Over the weekend my wife and I picked up Assault: 19xx, a diselpunk themed card game that is amazing. Go get it. Rich game play, electric art, strategic depth and a luck factor that does not always totally destroy a turn’s plan; it is a fun game. Even when my wife is ahead by 5 points and on the threshold of ultimate victory.
Card games have been our longest running shared interest. We met 12 years ago and started out with Tripoly or poker, and then when we both embraced our geekiness and were comfortable started playing Chez Geek with my roommate or occasionally try out Fluxx when sitting around. Eventually we were both secure enough in the relationship to play Munchkin together. Betrayal stings less when you’re pretty sure the back-stabbing player will one day be your wife. Being cursed repeatedly and then destroyed by a level 1 bat of some sort hurts forever though.
So we go about picking up card games from time to time. Time being dedicated to other, tinier, humans these days does hinder the amount of game time we have available. It’s a nice trade off, yes. I would very much prefer to run around the back yard with my sons than roll a 1 for the tenth straight time. When we do have time to shuffle cards and set up a game though, losing is extra special.

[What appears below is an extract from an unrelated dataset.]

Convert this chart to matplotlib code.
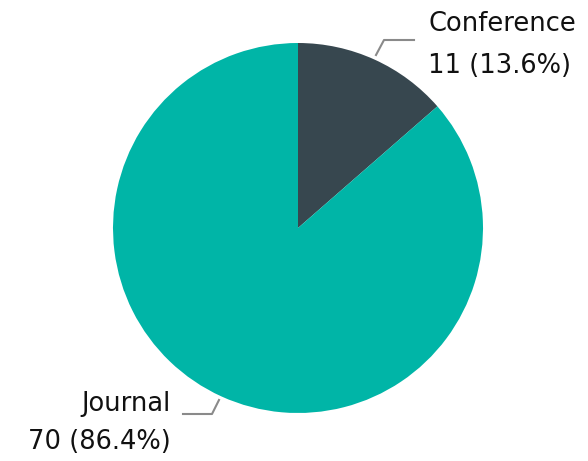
import matplotlib
matplotlib.use("Agg")
import matplotlib.pyplot as plt

categories = ["Conference", "Journal"]
counts = [11, 70]
colors = ["#37474F", "#00B5A7"]

W, H = 588, 461
fig = plt.figure(figsize=(W / 100, H / 100), dpi=100)
ax = fig.add_axes([0, 0, 1, 1])
ax.set_xlim(0, W)
ax.set_ylim(0, H)
ax.set_aspect("equal")
ax.axis("off")

cx, cy, r = 298, H - 228, 185
ax.pie(counts, colors=colors, startangle=90, counterclock=False,
       center=(cx, cy), radius=r, frame=True,
       wedgeprops=dict(linewidth=0))
ax.set_xlim(0, W)
ax.set_ylim(0, H)
ax.axis("off")

total = sum(counts)
font = dict(family=["DejaVu Sans"], fontsize=18.5, color="#111111")

# Conference label
ax.plot([376, 384, 414], [H - 55, H - 40, H - 40], color="#8a8a8a", lw=1.5)
ax.text(428, H - 31, categories[0], ha="left", va="baseline", **font)
ax.text(428, H - 73, f"{counts[0]} ({counts[0]/total*100:.1f}%)", ha="left", va="baseline", **font)

# Journal label
ax.plot([219, 212, 183], [H - 400, H - 414, H - 414], color="#8a8a8a", lw=1.5)
ax.text(171, H - 411, categories[1], ha="right", va="baseline", **font)
ax.text(171, H - 449, f"{counts[1]} ({counts[1]/total*100:.1f}%)", ha="right", va="baseline", **font)

fig.savefig("out.png", dpi=100)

I do not know how she soundly defeats with every game we try. Her win/loss ratio in Magic is probably 7:1 now. And I taught her how to play that dang game. There might be some clairvoyance going about in her head, predicting my next move.
Picking up Assault: 19XX was exciting. It was a game within my genre’s scope, using mechanics that I was familiar with and just over flowing with a story element. I felt like the Cubs every off season, “this is my year!” The thing about the Cubs though…it’s never their year. She’s the Yankees and there’s nothing that can be done about that.
But we play. The point is not to win. Winning is secondary, tertiary, to the point of setting up a game. We play games to see each other. There are two little humans that require us at all hours of the day and it is exhausting. We play card games now to shut out everything else and just focus on each other. Yes, that focus when discussing Assault 19XX is all about finding the best card combo to deal maximum damage, but it is still all about hanging out.
So we pick up card games as a promise to each other that at the end of the day we are there for one another and we are going to spend our time figuring out new rules, new mechanics and generally having fun together. For that promise I will lose for 12 decades straight. Maybe at some point during all of that I will stop rolling ones. I should get a “Critical Fail” tattoo.
Seriously, go get Assault: 19xx. The game from above is even fun. My character was a mostly robotic former Prussian soldier named Shining Skull with an ally named Flying Dragon. It’s a tale of good and evil battling in a fictionalized 1930s and there’s enough randomization to the game I do not think we will ever play it the same way twice. Recommended for four players, it was just as easy and fun to do with two.